Donlin: 10-second cover letters

  • Article by: KEVIN DONLIN , Star Tribune Sales and Marketing
  • Updated: June 3, 2006 - 12:50 PM

Attention spans are shorter today than ever before.

Which means you have just a few moments to make an impact with your cover letter and résumé.

And since the cover letter is what most hiring managers and HR people read first, yours should make the most impact in the shortest time.

I submit that you have less than 10 seconds in which to make your reader want to put down your cover letter, pick up the phone and call you for a job interview.
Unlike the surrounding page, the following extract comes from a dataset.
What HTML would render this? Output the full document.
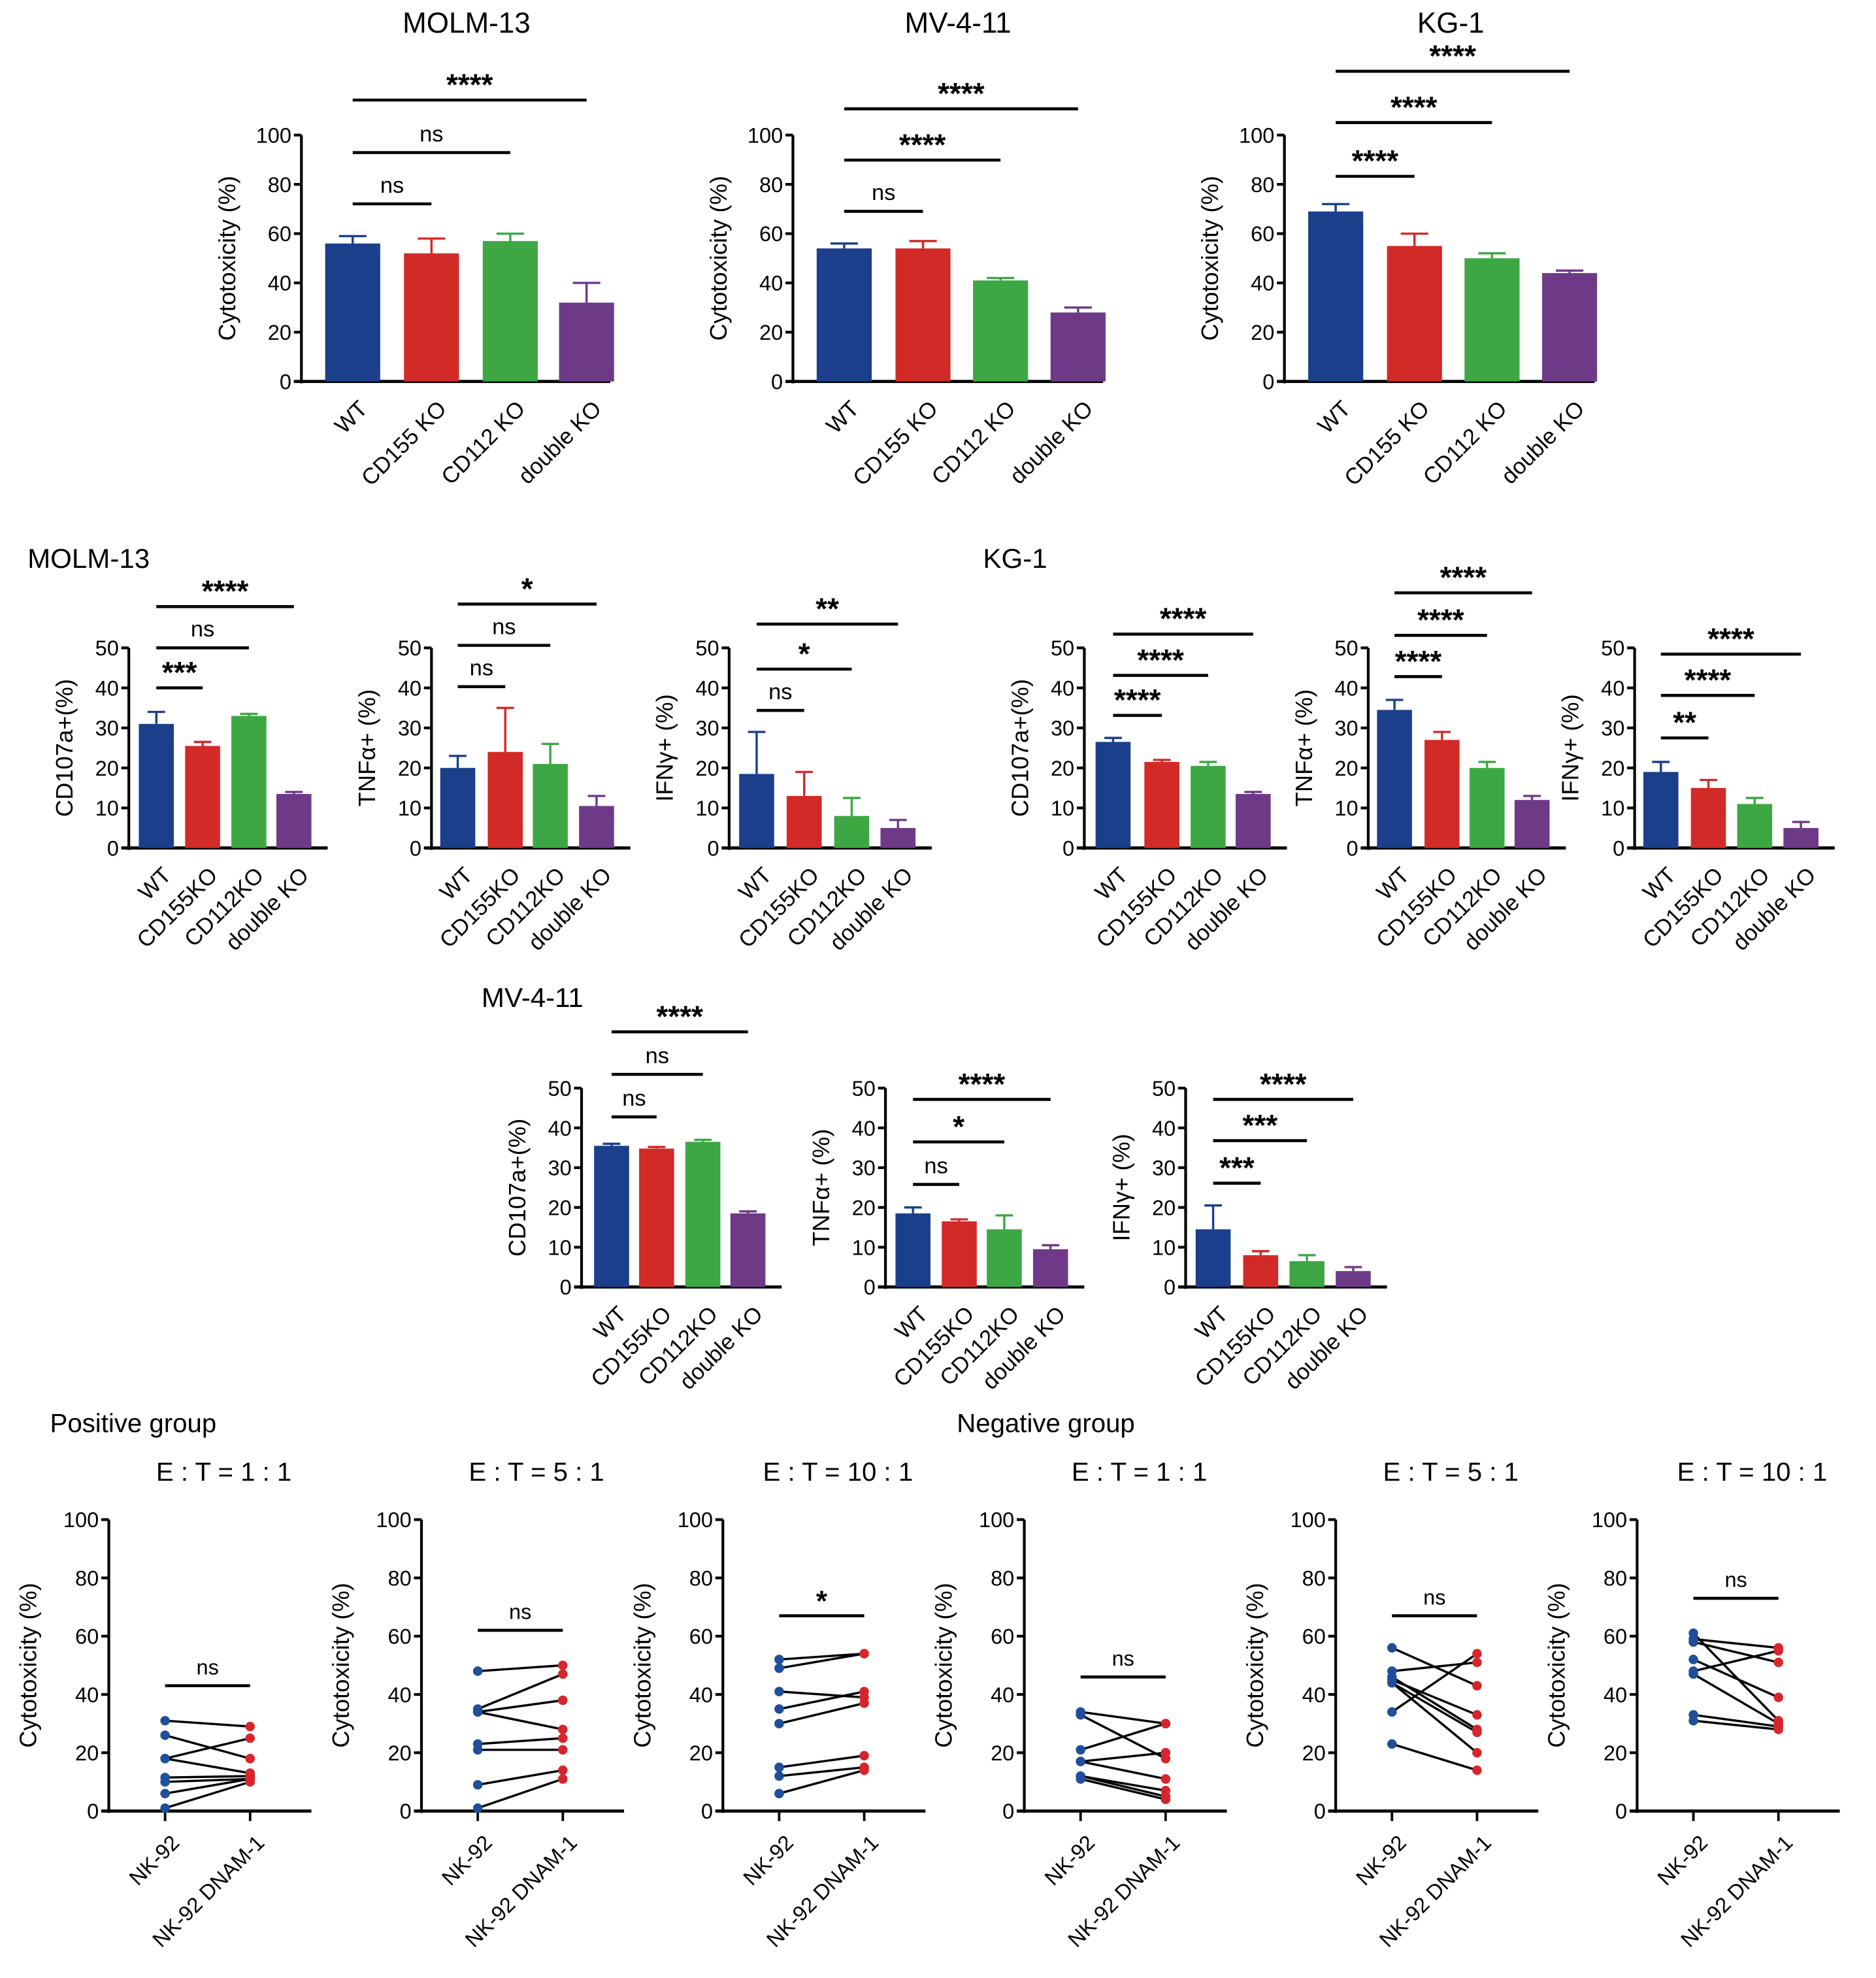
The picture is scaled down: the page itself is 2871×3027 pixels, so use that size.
<!DOCTYPE html>
<html><head><meta charset="utf-8"><style>
html,body{margin:0;padding:0;background:#fff}
svg{display:block}
text{font-family:"Liberation Sans",sans-serif;fill:#000}
</style></head><body>
<svg id="fig" width="2871" height="3027" viewBox="0 0 1500 1581.5" xmlns="http://www.w3.org/2000/svg"></svg>
<script>
// ---- data ----
const barCats=["WT","CD155 KO","CD112 KO","double KO"];
const barCats2=["WT","CD155KO","CD112KO","double KO"];
const colors=["#1b3f8b","#d22a27","#3da744","#6e3a88"];
const molmCyto=[56,52,57,32], molmCytoErr=[59,58,60,40];
const mvCyto=[54,54,41,28], mvCytoErr=[56,57,42,30];
const kgCyto=[69,55,50,44], kgCytoErr=[72,60,52,45];
const molmCD107=[31,25.5,33,13.5], molmCD107Err=[34,26.5,33.5,14];
const molmTNF=[20,24,21,10.5], molmTNFErr=[23,35,26,13];
const molmIFN=[18.5,13,8,5], molmIFNErr=[29,19,12.5,7];
const kgCD107=[26.5,21.5,20.5,13.5], kgCD107Err=[27.5,22,21.5,14];
const kgTNF=[34.5,27,20,12], kgTNFErr=[37,29,21.5,13];
const kgIFN=[19,15,11,5], kgIFNErr=[21.5,17,12.5,6.5];
const mvCD107=[35.5,34.8,36.5,18.5], mvCD107Err=[36,35.2,37,19];
const mvTNF=[18.5,16.5,14.5,9.5], mvTNFErr=[20,17,18,10.5];
const mvIFN=[14.5,8,6.5,4], mvIFNErr=[20.5,9,8,5];
const cytoTicks=[0,20,40,60,80,100];
const pctTicks=[0,10,20,30,40,50];
const pairCats=["NK-92","NK-92 DNAM-1"];
const posE1Before=[31,26,18,18,11.5,10,6,1], posE1After=[29,18,25,13,12,11,11,10];
const posE5Before=[48,35,34,34,23,21,9,1], posE5After=[50,47,38,28,25,21,14,11];
const posE10Before=[52,49,41,35,30,15,12,6], posE10After=[54,54,39,41,37,19,15,14];
const negE1Before=[34,33,21,17,17,12,12,11], negE1After=[30,18,30,20,11,7,5,4];
const negE5Before=[56,48,46,45,44,44,34,23], negE5After=[43,51,28,33,27,20,54,14];
const negE10Before=[61,59,58,52,48,47,33,31], negE10After=[31,56,51,39,55,30,29,28];

const NS="http://www.w3.org/2000/svg";
const svg=document.getElementById('fig');
function el(tag,attrs,parent,txt){const e=document.createElementNS(NS,tag);for(const k in attrs)e.setAttribute(k,attrs[k]);if(txt!==undefined)e.textContent=txt;(parent||svg).appendChild(e);return e;}
function txt(x,y,s,size,parent,anchor,extra){const t=el('text',Object.assign({x:x,y:y,'font-size':size,'text-anchor':anchor||'middle'},extra||{}),parent,s);return t;}

function axes(g,ax,y0,yTop,xEnd,ticks,maxV,tickSize,ylabel,ylx){
  const sc=v=>y0-(v/maxV)*(y0-yTop);
  el('line',{x1:ax,y1:y0+1.5,x2:ax,y2:yTop,stroke:'#000','stroke-width':2.2},g);
  el('line',{x1:ax-6,y1:y0,x2:xEnd,y2:y0,stroke:'#000','stroke-width':2.5},g);
  ticks.forEach(t=>{const y=sc(t);el('line',{x1:ax-6,y1:y,x2:ax,y2:y,stroke:'#000','stroke-width':2.2},g);
    txt(ax-8,y+tickSize*0.36,String(t),tickSize,g,'end');});
  const yl=txt(ylx,(y0+yTop)/2,ylabel,tickSize+2,g,'middle',{transform:`rotate(-90 ${ylx} ${(y0+yTop)/2})`});
  
  return sc;
}
function sig(g,x1,x2,y,label,size){
  const l=el('line',{x1:x1,y1:y,x2:x2,y2:y,stroke:'#000','stroke-width':2.4},g);
  
  txt((x1+x2)/2,label==='ns'?y-9:y-4,label,label==='ns'?size:size+6,g,'middle',label==='ns'?{}:{'font-weight':'bold'});
}
function barPanel(o){
  const g=el('g',{});
  const sc=axes(g,o.ax,o.y0,o.yTop,o.xEnd,o.ticks,o.max,o.ts,o.ylabel,o.ylx);
  o.vals.forEach((v,i)=>{const cx=o.xs[i],c=colors[i];
    const e=o.err[i];
    el('line',{x1:cx,y1:sc(v),x2:cx,y2:sc(e),stroke:c,'stroke-width':1.8},g);
    el('line',{x1:cx-o.bw*0.25,y1:sc(e),x2:cx+o.bw*0.25,y2:sc(e),stroke:c,'stroke-width':1.8},g);
    const r=el('rect',{x:cx-o.bw/2,y:sc(v),width:o.bw,height:o.y0-sc(v),fill:c},g);
    
    
    const tx=cx+4,ty=o.y0+14;
    txt(tx,ty,o.cats[i],o.ts+1,g,'end',{transform:`rotate(-45 ${tx} ${ty})`,dy:'0.7em'});
  });
  o.sigs.forEach(s=>sig(g,o.xs[0],o.xs[s[0]],s[1],s[2],o.ts+1));
}
function pairPanel(o){
  const g=el('g',{});
  const y0=1448,yTop=1215;
  const sc=axes(g,o.ax,y0,yTop,o.ax+162,cytoTicks,100,17,'Cytotoxicity (%)',o.ax-58);
  const xs=[o.ax+45,o.ax+113];
  xs.forEach((x,i)=>{el('line',{x1:x,y1:y0,x2:x,y2:y0+8,stroke:'#000','stroke-width':2},g);
    const tx=x+4,ty=y0+18;txt(tx,ty,pairCats[i],17,g,'end',{transform:`rotate(-45 ${tx} ${ty})`,dy:'0.7em'});});
  o.b.forEach((v,i)=>{const a=o.a[i];
    el('line',{x1:xs[0],y1:sc(v),x2:xs[1],y2:sc(a),stroke:'#000','stroke-width':1.8},g);});
  o.b.forEach((v,i)=>{const a=o.a[i];
    const p1=el('circle',{cx:xs[0],cy:sc(v),r:3.8,fill:'#1f4e9a'},g);
    
    const p2=el('circle',{cx:xs[1],cy:sc(a),r:3.8,fill:'#d7262b'},g);
    });
  sig(g,xs[0],xs[1],sc(o.s),o.sl,17);
  const t=txt(o.ax+92,1184,o.title,21,g);
}

// ---- top row ----
const topT=[["MOLM-13",373],["MV-4-11",766],["KG-1",1160]];
topT.forEach(t=>{const e=txt(t[1],26,t[0],23);});
barPanel({name:'molm13-cytotoxicity',ax:241,y0:305,yTop:108,xEnd:488,ticks:cytoTicks,max:100,ts:17,ylabel:'Cytotoxicity (%)',ylx:188,xs:[282,345,408,469],bw:44,vals:molmCyto,err:molmCytoErr,cats:barCats,sigs:[[1,163,'ns'],[2,122,'ns'],[3,80,'****']]});
barPanel({name:'mv411-cytotoxicity',ax:634,y0:305,yTop:108,xEnd:882,ticks:cytoTicks,max:100,ts:17,ylabel:'Cytotoxicity (%)',ylx:581,xs:[675,738,800,862],bw:44,vals:mvCyto,err:mvCytoErr,cats:barCats,sigs:[[1,169,'ns'],[2,128,'****'],[3,87,'****']]});
barPanel({name:'kg1-cytotoxicity',ax:1027,y0:305,yTop:108,xEnd:1275,ticks:cytoTicks,max:100,ts:17,ylabel:'Cytotoxicity (%)',ylx:974,xs:[1068,1131,1193,1255],bw:44,vals:kgCyto,err:kgCytoErr,cats:barCats,sigs:[[1,141,'****'],[2,98,'****'],[3,57,'****']]});

// ---- middle row ----
let e1=txt(22,454,'MOLM-13',22,null,'start');
e1=txt(786,454,'KG-1',22,null,'start');
const mid=(name,ax,xs,vals,err,lab,sigs,y0,yTop)=>barPanel({name:name,ax:ax,y0:y0,yTop:yTop,xEnd:xs[3]+27,ticks:pctTicks,max:50,ts:17,ylabel:lab,ylx:ax-45,xs:xs,bw:28,vals:vals,err:err,cats:barCats2,sigs:sigs});
mid('molm13-cd107a',103,[125,162,199,235],molmCD107,molmCD107Err,'CD107a+(%)',[[1,550,'***'],[2,518,'ns'],[3,485,'****']],678,518);
mid('molm13-tnfa',345,[366,404,440,477],molmTNF,molmTNFErr,'TNFα+ (%)',[[1,549,'ns'],[2,516,'ns'],[3,483,'*']],678,518);
mid('molm13-ifng',583,[605,643,681,718],molmIFN,molmIFNErr,'IFNγ+ (%)',[[1,568,'ns'],[2,535,'*'],[3,499,'**']],678,518);
mid('kg1-cd107a',867,[890,929,966,1002],kgCD107,kgCD107Err,'CD107a+(%)',[[1,572,'****'],[2,540,'****'],[3,507,'****']],678,518);
mid('kg1-tnfa',1094,[1115,1153,1189,1225],kgTNF,kgTNFErr,'TNFα+ (%)',[[1,541,'****'],[2,508,'****'],[3,474,'****']],678,518);
mid('kg1-ifng',1307,[1328,1366,1403,1440],kgIFN,kgIFNErr,'IFNγ+ (%)',[[1,590,'**'],[2,556,'****'],[3,523,'****']],678,518);

// ---- third row ----
e1=txt(385,805,'MV-4-11',22,null,'start');
mid('mv411-cd107a',465,[489,525,562,598],mvCD107,mvCD107Err,'CD107a+(%)',[[1,893,'ns'],[2,859,'ns'],[3,825,'****']],1029,870);
mid('mv411-tnfa',708,[730,767,803,840],mvTNF,mvTNFErr,'TNFα+ (%)',[[1,947,'ns'],[2,913,'*'],[3,879,'****']],1029,870);
mid('mv411-ifng',948,[970,1008,1045,1082],mvIFN,mvIFNErr,'IFNγ+ (%)',[[1,946,'***'],[2,912,'***'],[3,879,'****']],1029,870);

// ---- bottom row ----
e1=txt(40,1145,'Positive group',21,null,'start');
e1=txt(765,1145,'Negative group',21,null,'start');
pairPanel({name:'positive-et1',ax:87,b:posE1Before,a:posE1After,s:43,sl:'ns',title:'E : T = 1 : 1'});
pairPanel({name:'positive-et5',ax:337,b:posE5Before,a:posE5After,s:62,sl:'ns',title:'E : T = 5 : 1'});
pairPanel({name:'positive-et10',ax:578,b:posE10Before,a:posE10After,s:67,sl:'*',title:'E : T = 10 : 1'});
pairPanel({name:'negative-et1',ax:819,b:negE1Before,a:negE1After,s:46,sl:'ns',title:'E : T = 1 : 1'});
pairPanel({name:'negative-et5',ax:1068,b:negE5Before,a:negE5After,s:67,sl:'ns',title:'E : T = 5 : 1'});
pairPanel({name:'negative-et10',ax:1309,b:negE10Before,a:negE10After,s:73,sl:'ns',title:'E : T = 10 : 1'});
</script>
</body></html>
Here are four ways to do just that.

1. Limit yourself to five or six paragraphs.

The cover letters I write for clients are rarely longer than five paragraphs. I suggest writing an introductory paragraph, three bullet points to prove your skills and elicit curiosity, and a strong closing paragraph.

A cover letter in this format is easy to skim through and shows respect for the reader's time. If you need a bit more room, fine, but never exceed one page.

2. Start smoothly.

Your first sentence is important. Use it to provide context for the rest of your letter. For example, it can be effective to simply say: "I'm applying for the position of Sales Rep, as advertised in the Wall St. Journal."

If you heard about the opening from a friend, drop his or her name: "Jane Smith suggested I contact you about the position of Design Engineer."

3. Drop crumbs.

I like to include a "teaser" paragraph in every cover letter that says, more or less, "Here's why you'd be crazy not to call me." Try something like this:

"I've developed methods, which I can share with you, that have produced a 15% gain in market share and $2.3 million in new revenue for my employer over the past 11 months."

What's special about you? What can you do? Everyone is unique and valuable in some way. Make sure this comes through in your cover letter!

4. Finish strong.

End your cover letter by emphasizing how you can help your prospective employer. And, if possible, include a time when you'll call to discuss their needs. Here's an example closing paragraph:

"Now I would like to bring these skills to work for you. I look forward to speaking with you soon about the results you can expect from me, and will call your office next Tuesday at 10:00 to answer any questions you may have."